[Source code of charts]
┏━━

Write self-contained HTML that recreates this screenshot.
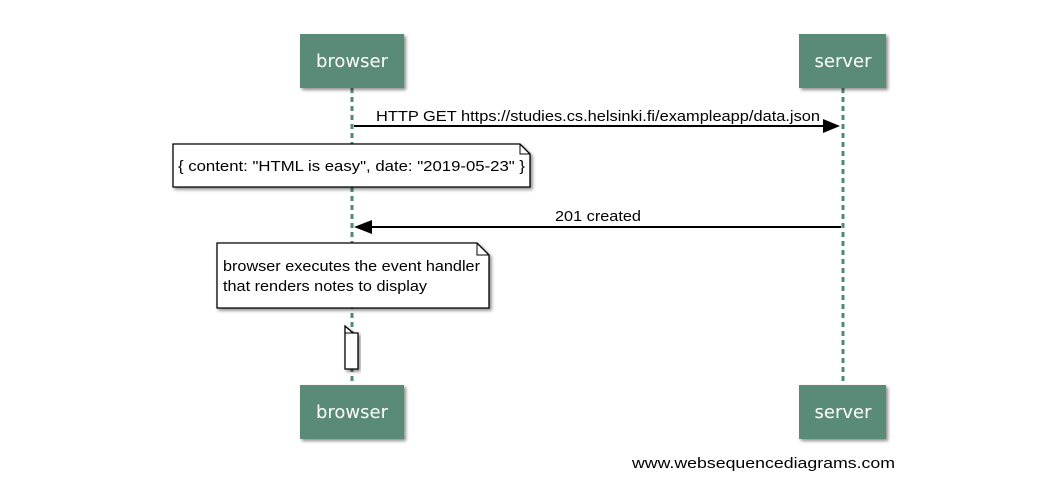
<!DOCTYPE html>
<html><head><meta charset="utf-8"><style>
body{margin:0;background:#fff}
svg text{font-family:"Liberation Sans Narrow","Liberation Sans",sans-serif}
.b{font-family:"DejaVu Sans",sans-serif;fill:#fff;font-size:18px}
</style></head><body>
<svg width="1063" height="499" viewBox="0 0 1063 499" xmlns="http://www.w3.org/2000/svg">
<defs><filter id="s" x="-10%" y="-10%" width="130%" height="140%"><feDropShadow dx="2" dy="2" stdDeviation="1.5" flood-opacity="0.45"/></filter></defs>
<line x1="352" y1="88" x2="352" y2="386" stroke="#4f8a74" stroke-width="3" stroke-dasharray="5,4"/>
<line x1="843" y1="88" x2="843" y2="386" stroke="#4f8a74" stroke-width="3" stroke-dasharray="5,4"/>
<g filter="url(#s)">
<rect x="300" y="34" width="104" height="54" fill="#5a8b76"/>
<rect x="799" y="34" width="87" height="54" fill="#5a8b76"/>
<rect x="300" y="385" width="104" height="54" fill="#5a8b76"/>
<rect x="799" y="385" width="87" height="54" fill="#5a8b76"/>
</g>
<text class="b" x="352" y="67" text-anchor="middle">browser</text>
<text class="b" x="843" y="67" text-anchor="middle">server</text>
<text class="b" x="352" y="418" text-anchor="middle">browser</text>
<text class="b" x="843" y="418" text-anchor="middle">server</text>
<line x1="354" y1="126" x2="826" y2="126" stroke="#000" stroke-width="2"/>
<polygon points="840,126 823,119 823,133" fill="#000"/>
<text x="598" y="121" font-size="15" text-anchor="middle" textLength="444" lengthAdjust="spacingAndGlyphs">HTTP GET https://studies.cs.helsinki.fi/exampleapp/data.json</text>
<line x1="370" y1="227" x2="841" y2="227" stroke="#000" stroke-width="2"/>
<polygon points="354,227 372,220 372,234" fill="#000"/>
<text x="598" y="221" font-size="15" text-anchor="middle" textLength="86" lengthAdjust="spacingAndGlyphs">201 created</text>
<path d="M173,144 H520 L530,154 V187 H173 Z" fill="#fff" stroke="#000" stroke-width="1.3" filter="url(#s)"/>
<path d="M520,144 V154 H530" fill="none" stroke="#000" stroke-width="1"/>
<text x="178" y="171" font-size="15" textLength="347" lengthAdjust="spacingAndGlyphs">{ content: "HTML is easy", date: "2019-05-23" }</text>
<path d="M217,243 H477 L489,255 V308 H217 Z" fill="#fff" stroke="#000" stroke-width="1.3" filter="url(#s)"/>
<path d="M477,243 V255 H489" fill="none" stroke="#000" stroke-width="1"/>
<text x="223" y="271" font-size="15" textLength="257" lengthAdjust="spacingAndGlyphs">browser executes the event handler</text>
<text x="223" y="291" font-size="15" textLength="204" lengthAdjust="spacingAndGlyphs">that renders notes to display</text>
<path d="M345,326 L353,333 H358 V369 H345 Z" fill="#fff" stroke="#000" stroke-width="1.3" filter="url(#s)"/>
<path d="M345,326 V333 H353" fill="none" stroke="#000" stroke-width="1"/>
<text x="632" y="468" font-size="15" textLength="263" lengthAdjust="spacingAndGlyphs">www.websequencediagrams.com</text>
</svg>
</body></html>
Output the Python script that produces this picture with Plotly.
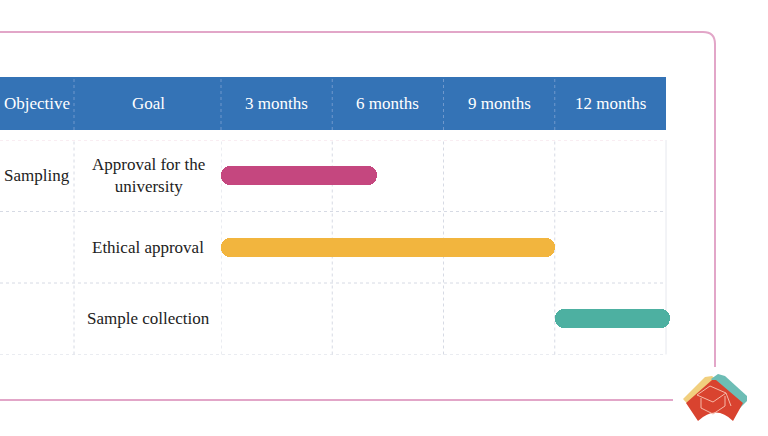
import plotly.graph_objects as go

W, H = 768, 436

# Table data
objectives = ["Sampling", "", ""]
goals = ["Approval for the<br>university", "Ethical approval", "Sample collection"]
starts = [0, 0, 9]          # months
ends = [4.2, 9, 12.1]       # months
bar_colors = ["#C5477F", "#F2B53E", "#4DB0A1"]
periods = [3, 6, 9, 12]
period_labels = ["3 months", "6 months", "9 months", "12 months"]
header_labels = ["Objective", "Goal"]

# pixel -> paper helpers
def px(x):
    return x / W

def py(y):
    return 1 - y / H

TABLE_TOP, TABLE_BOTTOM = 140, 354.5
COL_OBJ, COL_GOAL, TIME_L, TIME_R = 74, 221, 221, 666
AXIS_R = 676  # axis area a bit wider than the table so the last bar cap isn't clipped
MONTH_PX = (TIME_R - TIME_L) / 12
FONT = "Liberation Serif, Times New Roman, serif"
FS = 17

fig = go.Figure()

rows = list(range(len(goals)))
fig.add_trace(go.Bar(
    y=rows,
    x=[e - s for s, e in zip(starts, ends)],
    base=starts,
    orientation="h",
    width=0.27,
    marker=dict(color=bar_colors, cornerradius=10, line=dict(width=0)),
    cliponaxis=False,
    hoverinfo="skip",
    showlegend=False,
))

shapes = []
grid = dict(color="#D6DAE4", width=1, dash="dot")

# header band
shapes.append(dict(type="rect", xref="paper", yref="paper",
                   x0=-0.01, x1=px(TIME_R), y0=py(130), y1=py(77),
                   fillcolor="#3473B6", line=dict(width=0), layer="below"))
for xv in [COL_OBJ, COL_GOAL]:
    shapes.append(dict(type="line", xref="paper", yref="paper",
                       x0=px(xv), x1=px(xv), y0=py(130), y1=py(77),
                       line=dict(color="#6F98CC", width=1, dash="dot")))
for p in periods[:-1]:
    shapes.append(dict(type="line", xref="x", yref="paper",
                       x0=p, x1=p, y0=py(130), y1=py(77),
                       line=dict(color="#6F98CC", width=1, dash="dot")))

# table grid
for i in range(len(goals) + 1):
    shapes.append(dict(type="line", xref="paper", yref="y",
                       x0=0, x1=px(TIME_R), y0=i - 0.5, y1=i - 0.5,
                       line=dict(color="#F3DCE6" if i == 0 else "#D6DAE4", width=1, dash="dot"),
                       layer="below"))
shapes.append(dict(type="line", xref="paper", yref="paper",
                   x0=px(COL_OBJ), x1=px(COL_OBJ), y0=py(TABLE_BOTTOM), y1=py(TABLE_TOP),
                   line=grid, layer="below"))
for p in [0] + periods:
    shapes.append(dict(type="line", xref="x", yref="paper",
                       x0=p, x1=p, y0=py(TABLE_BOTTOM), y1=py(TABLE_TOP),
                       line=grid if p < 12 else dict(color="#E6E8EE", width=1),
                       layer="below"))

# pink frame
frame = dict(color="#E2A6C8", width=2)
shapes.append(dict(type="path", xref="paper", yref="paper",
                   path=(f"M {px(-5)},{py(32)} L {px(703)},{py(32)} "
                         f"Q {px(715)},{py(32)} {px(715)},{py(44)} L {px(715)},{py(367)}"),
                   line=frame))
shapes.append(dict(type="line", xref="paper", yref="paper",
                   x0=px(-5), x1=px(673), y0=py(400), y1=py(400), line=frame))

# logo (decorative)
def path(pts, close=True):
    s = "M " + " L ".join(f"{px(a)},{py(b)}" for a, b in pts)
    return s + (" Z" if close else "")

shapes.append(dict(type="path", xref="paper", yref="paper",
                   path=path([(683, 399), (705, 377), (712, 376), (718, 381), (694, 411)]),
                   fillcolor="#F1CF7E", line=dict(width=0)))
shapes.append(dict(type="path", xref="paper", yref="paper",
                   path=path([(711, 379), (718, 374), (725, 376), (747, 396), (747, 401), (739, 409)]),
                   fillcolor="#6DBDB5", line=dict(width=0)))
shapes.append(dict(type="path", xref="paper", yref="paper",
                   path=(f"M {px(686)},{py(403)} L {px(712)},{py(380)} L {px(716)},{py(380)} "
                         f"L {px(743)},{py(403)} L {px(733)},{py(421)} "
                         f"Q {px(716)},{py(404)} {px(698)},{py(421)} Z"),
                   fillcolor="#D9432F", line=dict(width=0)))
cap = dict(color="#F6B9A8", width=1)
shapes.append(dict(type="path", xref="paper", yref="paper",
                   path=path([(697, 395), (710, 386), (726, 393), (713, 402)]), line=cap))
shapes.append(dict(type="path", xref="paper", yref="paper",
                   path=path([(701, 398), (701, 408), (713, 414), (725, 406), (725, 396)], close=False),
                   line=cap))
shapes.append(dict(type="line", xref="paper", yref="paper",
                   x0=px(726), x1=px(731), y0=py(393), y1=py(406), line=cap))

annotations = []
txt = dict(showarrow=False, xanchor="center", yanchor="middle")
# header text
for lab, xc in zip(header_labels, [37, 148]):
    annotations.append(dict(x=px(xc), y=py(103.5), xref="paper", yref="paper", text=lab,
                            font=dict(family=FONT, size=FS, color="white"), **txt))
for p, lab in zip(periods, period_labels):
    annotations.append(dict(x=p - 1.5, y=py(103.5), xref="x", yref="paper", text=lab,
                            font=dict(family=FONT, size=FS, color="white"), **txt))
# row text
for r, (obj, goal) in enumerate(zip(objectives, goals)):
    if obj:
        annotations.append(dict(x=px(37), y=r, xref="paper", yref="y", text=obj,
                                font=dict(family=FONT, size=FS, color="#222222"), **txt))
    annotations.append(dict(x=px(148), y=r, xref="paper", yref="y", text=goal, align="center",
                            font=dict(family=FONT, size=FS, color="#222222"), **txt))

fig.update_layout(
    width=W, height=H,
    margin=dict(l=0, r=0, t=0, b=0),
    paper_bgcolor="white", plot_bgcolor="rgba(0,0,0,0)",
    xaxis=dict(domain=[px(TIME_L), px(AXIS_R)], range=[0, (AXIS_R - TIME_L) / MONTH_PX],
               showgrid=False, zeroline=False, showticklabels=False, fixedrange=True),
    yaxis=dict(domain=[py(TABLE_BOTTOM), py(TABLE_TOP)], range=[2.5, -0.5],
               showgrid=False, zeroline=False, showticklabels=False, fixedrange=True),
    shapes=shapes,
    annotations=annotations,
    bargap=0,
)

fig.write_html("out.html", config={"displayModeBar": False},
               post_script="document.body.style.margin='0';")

┗━━

• **Directive**
State how many lines of the listing above include the word "that". Give nothing but the number.

• **Worked answer**
3